4/12/21

When the Stars Go Black a Tough Detective Novel

 

 

 

 

WHEN THE STARS GO DARK

By Paula McClain

Random House, 384 pages.

★★★★

 

Paula McClain is one of literature’s finest storytellers. When Stars Go Dark draws inspiration from a dark incident from 1993: the disappearance of 12-year-old Polly Klaas from her home in Petaluma, California. McClain uses that horrific incident to build a fictional tale that reminds us that high-profile cases often have the unintended effect of drawing interest away from those that don’t get as much media attention. They can blind investigators to smaller pieces that assemble a larger puzzle, or tempt them to force-fit ones that don’t match.

 

Detective Anna Hart, McClain’s protagonist, has numerous blinders of her own. She founded the Searchlight program that specializes in seeking missing girls, but fails to see how her obsession has made a hash of her personal life, or that deep-seated baggage bleeds into her work.

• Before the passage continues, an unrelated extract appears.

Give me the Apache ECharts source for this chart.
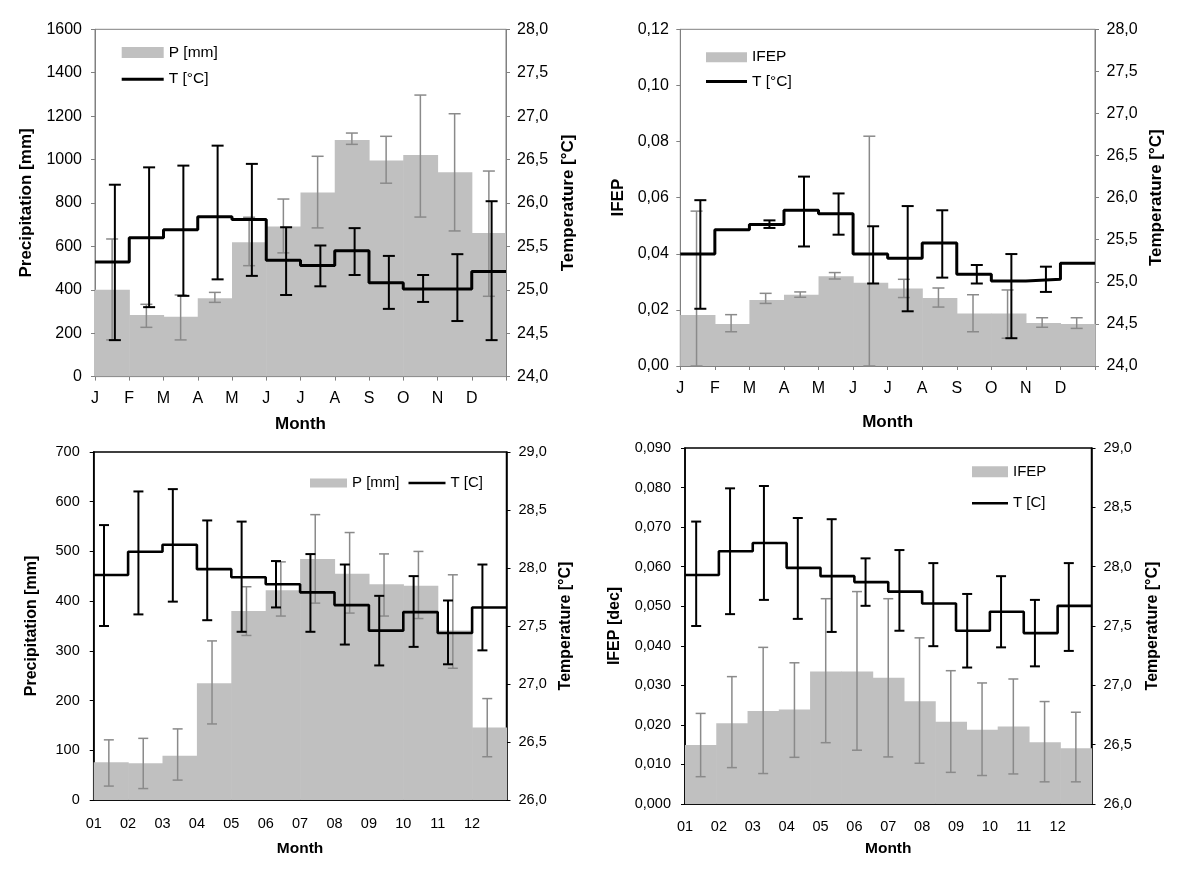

Anna is tough and resilient, but prone to hard crashes. She is in Mendocino, where she came of age, as she and her husband need a break from each other. McClain drops hints about why this is the case, but skillfully dribbles out the details. We do know, though, that Anna’s crusty exterior formed when her mother died of a heroin overdose and young Anna and her siblings were separated by Child Services. Anna did not take well to foster care until she landed in Mendocino, where she was taken in by Hap and Eden, back-to-the-land naturalists. Hap taught her about surviving in the woods, where Anna also found solace.

 

Anna’s plan is to play hermit in a remote cabin and reevaluate a life filled with “heavy loss.” The first problem with that plan is that people remember her in Mendocino; the second is that a subteen girl named Cameron Hague has gone missing and it sure looks as if Sheriff Will Flood is out of his depth in searching for her. Several complications: Will was an old flame, Anna’s breasts are milk-swollen, she often zealously oversteps boundaries, and Cameron’s parents, Emily and Troy, are show business people seeking to avoid publicity. In situations such as this, parents are often the first suspects, plus the marriage is rocky, Cameron was adopted, and Troy’s brother Drew–now a vintner living in a palatial home in Napa–has a dodgy past (involving an underage girl) and is a pretentious jerk in the present.

 

As Anna pries, the dead-case unsolved murder of Jenny Ledford comes to light, as does the more recent disappearance of Shannon Russo and that of Polly Klaas. Are the four cases related? Russo, an older bad girl type, seems a different scenario, but Anna wants to check out everything, whether or not it’s her call. Nothing seems to add up, including the fact that Emily Hague flunked her polygraph test.

 

This is a gripping novel that pulls on the heart strings, albeit sometimes too tightly and too obviously. Like most detective/mystery tales, this one involves meticulous clue-searching, probing into the backgrounds of both the missing and suspects, tossing out rotted red herrings, and building to a carefully protected reveal. When the Stars Go Dark is also complicated by Anna’s own woes, things about Cameron about which her adopted parents were unaware, and a town filled with offbeat characters. Several of the last, including a psychic, ageing hippies, an artist, an English teacher, and a barmaid factor into the story. So too do dysfunctional families of several sorts.

 

In addition to the obvious metaphor of light being prematurely extinguished, the title also owes something to a poetry collection of the same name published by Jim McGarrah in 2009. Rilke, however, is our chief poetic suspect. In McClain’s novel, Anna, Cameron, and perhaps McClain herself are Rilke fans, especially of his poem “I Am Much Too Alone in This World Yet Not Alone.” As the title suggests, it’s also infused with double meanings. Cameron is also moved by Jane Eyre. Another clue?

 

I am usually a fan of mysteries in which the lead investigator is flawed rather than some know-it-all bafflegab who sees what no one else can. Anna Hart definitely falls into the first category and forces us to contemplate obsession as a double-edged sword. I also prefer those that ring true over the anodyne. I would not say that mystery is McLain’s métier, but When the Stars Go Dark is a welcome (albeit unsettling) digression.